> What to produce
In the records below, find the line containing "Write a Python" and the line containing "linewidth=lws[i], label=s, zorder=3)". Give again exactly those lines and every line between them, omitting the pictures.

> Provided records

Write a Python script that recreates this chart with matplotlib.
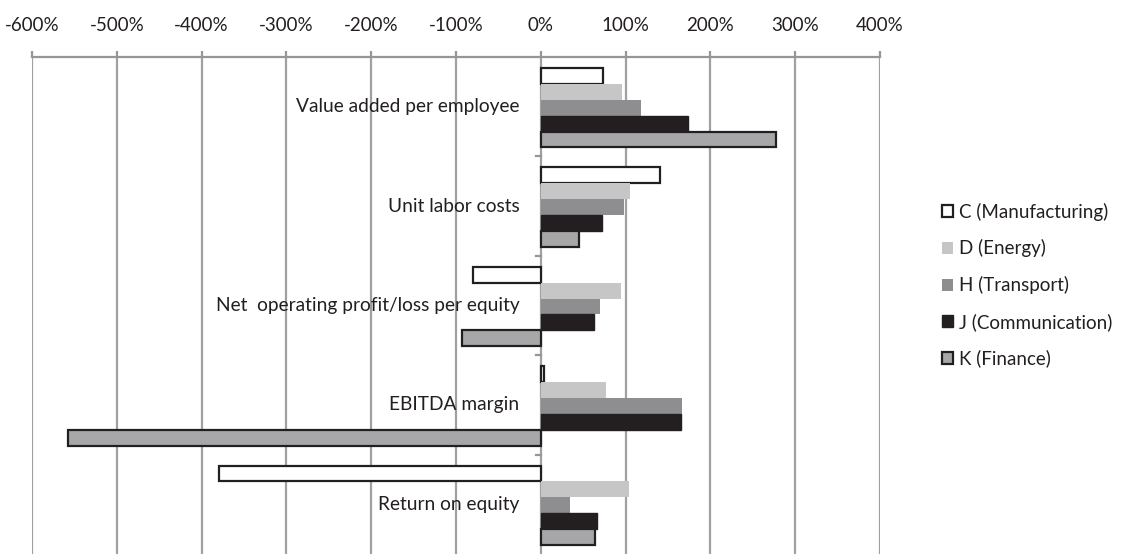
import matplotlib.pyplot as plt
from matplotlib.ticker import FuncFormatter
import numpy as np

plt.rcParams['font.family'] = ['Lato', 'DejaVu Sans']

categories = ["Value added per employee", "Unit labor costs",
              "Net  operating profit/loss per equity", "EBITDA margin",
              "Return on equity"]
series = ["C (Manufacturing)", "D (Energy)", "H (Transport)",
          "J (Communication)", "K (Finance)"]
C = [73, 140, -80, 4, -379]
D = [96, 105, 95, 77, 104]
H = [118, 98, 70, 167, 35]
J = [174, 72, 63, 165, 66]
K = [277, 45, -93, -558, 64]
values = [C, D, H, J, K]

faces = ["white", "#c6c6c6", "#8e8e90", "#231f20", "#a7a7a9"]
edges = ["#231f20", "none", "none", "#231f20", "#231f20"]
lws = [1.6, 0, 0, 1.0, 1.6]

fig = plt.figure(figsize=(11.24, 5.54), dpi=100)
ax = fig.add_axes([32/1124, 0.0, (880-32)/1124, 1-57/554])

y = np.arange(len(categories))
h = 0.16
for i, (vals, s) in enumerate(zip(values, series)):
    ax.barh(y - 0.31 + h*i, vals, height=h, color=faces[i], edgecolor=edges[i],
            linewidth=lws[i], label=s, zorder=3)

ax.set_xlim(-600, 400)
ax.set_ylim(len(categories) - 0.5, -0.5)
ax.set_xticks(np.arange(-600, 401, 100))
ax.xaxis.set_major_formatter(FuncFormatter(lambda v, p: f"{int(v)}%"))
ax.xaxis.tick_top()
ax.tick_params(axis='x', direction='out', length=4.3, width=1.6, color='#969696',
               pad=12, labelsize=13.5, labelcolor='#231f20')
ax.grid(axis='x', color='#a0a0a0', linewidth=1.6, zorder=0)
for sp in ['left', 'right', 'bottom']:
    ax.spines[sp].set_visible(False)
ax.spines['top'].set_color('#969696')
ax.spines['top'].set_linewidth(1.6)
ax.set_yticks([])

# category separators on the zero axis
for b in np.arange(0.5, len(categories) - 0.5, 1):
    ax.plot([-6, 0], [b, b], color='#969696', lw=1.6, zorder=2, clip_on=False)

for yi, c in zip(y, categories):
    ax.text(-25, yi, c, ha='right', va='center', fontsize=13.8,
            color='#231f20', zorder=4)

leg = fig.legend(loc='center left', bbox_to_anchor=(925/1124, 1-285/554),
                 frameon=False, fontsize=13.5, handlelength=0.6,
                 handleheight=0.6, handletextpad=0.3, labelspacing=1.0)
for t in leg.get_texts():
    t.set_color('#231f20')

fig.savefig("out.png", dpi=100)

* * *

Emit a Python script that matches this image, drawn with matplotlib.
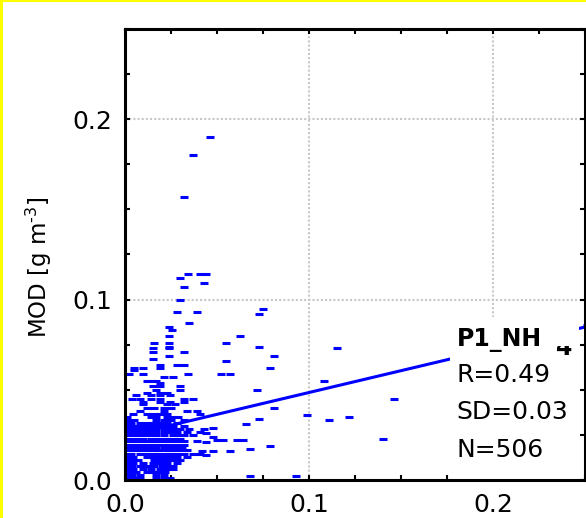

> Exercise solution
Write a Python script that recreates this chart with matplotlib.
import matplotlib.pyplot as plt
from matplotlib.ticker import FuncFormatter
import numpy as np

plt.rcParams['font.family'] = ['Lato', 'DejaVu Sans']

categories = ["Value added per employee", "Unit labor costs",
              "Net  operating profit/loss per equity", "EBITDA margin",
              "Return on equity"]
series = ["C (Manufacturing)", "D (Energy)", "H (Transport)",
          "J (Communication)", "K (Finance)"]
C = [73, 140, -80, 4, -379]
D = [96, 105, 95, 77, 104]
H = [118, 98, 70, 167, 35]
J = [174, 72, 63, 165, 66]
K = [277, 45, -93, -558, 64]
values = [C, D, H, J, K]

faces = ["white", "#c6c6c6", "#8e8e90", "#231f20", "#a7a7a9"]
edges = ["#231f20", "none", "none", "#231f20", "#231f20"]
lws = [1.6, 0, 0, 1.0, 1.6]

fig = plt.figure(figsize=(11.24, 5.54), dpi=100)
ax = fig.add_axes([32/1124, 0.0, (880-32)/1124, 1-57/554])

y = np.arange(len(categories))
h = 0.16
for i, (vals, s) in enumerate(zip(values, series)):
    ax.barh(y - 0.31 + h*i, vals, height=h, color=faces[i], edgecolor=edges[i],
            linewidth=lws[i], label=s, zorder=3)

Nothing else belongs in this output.